# WTB Meyer blade



## William B. (Jul 22, 2004)

Looking for an 8ft or bigger Meyer plow for a conventional mount plow. Prefer to be in Western Illinois, Iowa or N.E. Missouri.


----------



## On a Call (Jan 14, 2015)

Hey what's wrong with OHIO ?

I do have a V if interested


----------



## jdsquire (Nov 19, 2015)

On a Call said:


> Hey what's wrong with OHIO ?
> 
> I do have a V if interested


Which V setup do you have? I'm looking for an EZ Classic V.


----------



## On a Call (Jan 14, 2015)

jdsquire said:


> Which V setup do you have? I'm looking for an EZ Classic V.


Yes I have an original EZ Classic. Harness, mounts, all of it...I took it off my 03 Dodge some years ago. It plowed well enough however it was yellow and ran from snow 

I did use it quite a bit at least 8 seasons. It is operates fine and I rebuilt and replace parts as needed. Need paint but even as is it is okay.

This is the flat top style and not the flair type.


----------



## jdsquire (Nov 19, 2015)

On a Call said:


> Yes I have an original EZ Classic. Harness, mounts, all of it...I took it off my 03 Dodge some years ago. It plowed well enough however it was yellow and ran from snow
> 
> I did use it quite a bit at least 8 seasons. It is operates fine and I rebuilt and replace parts as needed. Need paint but even as is it is okay.
> 
> This is the flat top style and not the flair type.
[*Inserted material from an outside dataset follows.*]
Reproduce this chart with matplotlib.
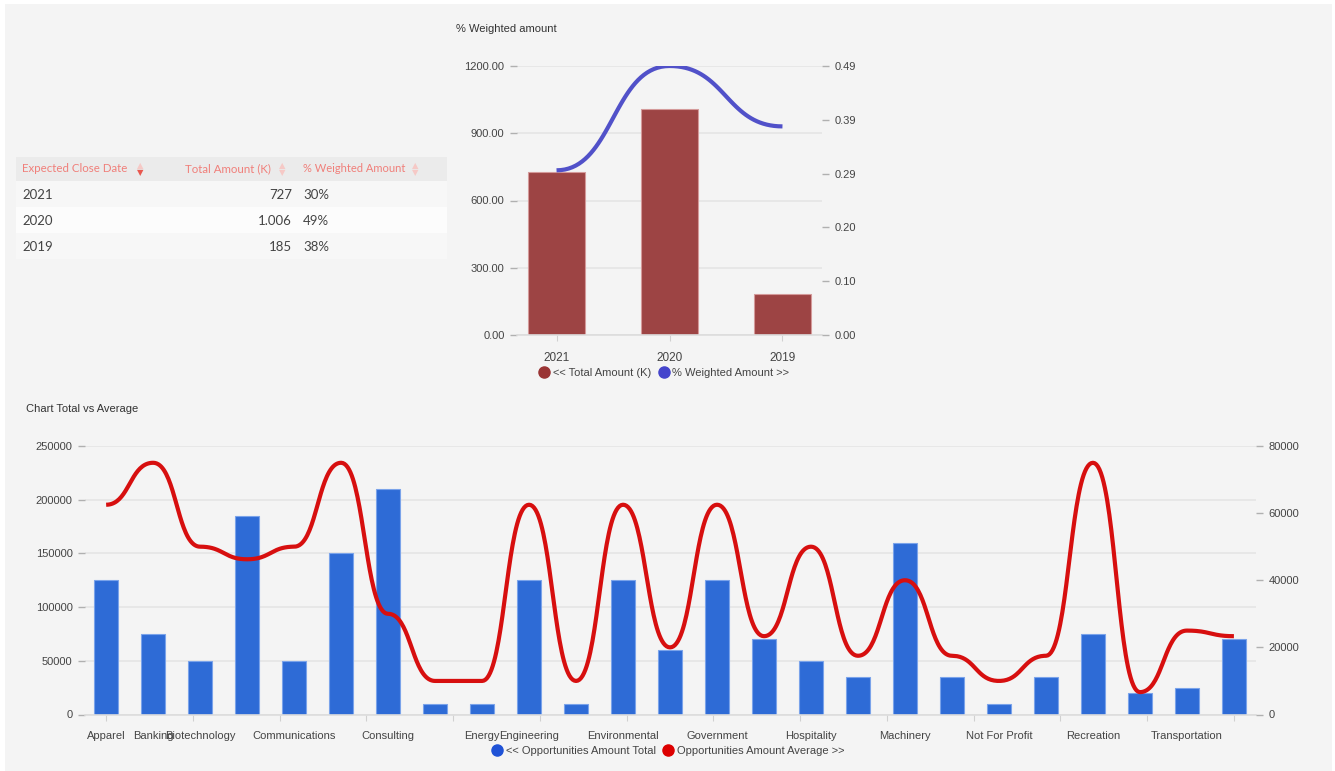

Pics, price & location on that?
I've got a straight 8' Poly I'm getting ready to rebuild but rather have a v.


----------



## On a Call (Jan 14, 2015)

Location is Toledo ohio
Price make me an offer
photo...I will try and take some soon. I am not always heading to that site.


----------



## William B. (Jul 22, 2004)

I just need the blade itself. Looking for a wider plow for my 83 3/4ton Chevy


----------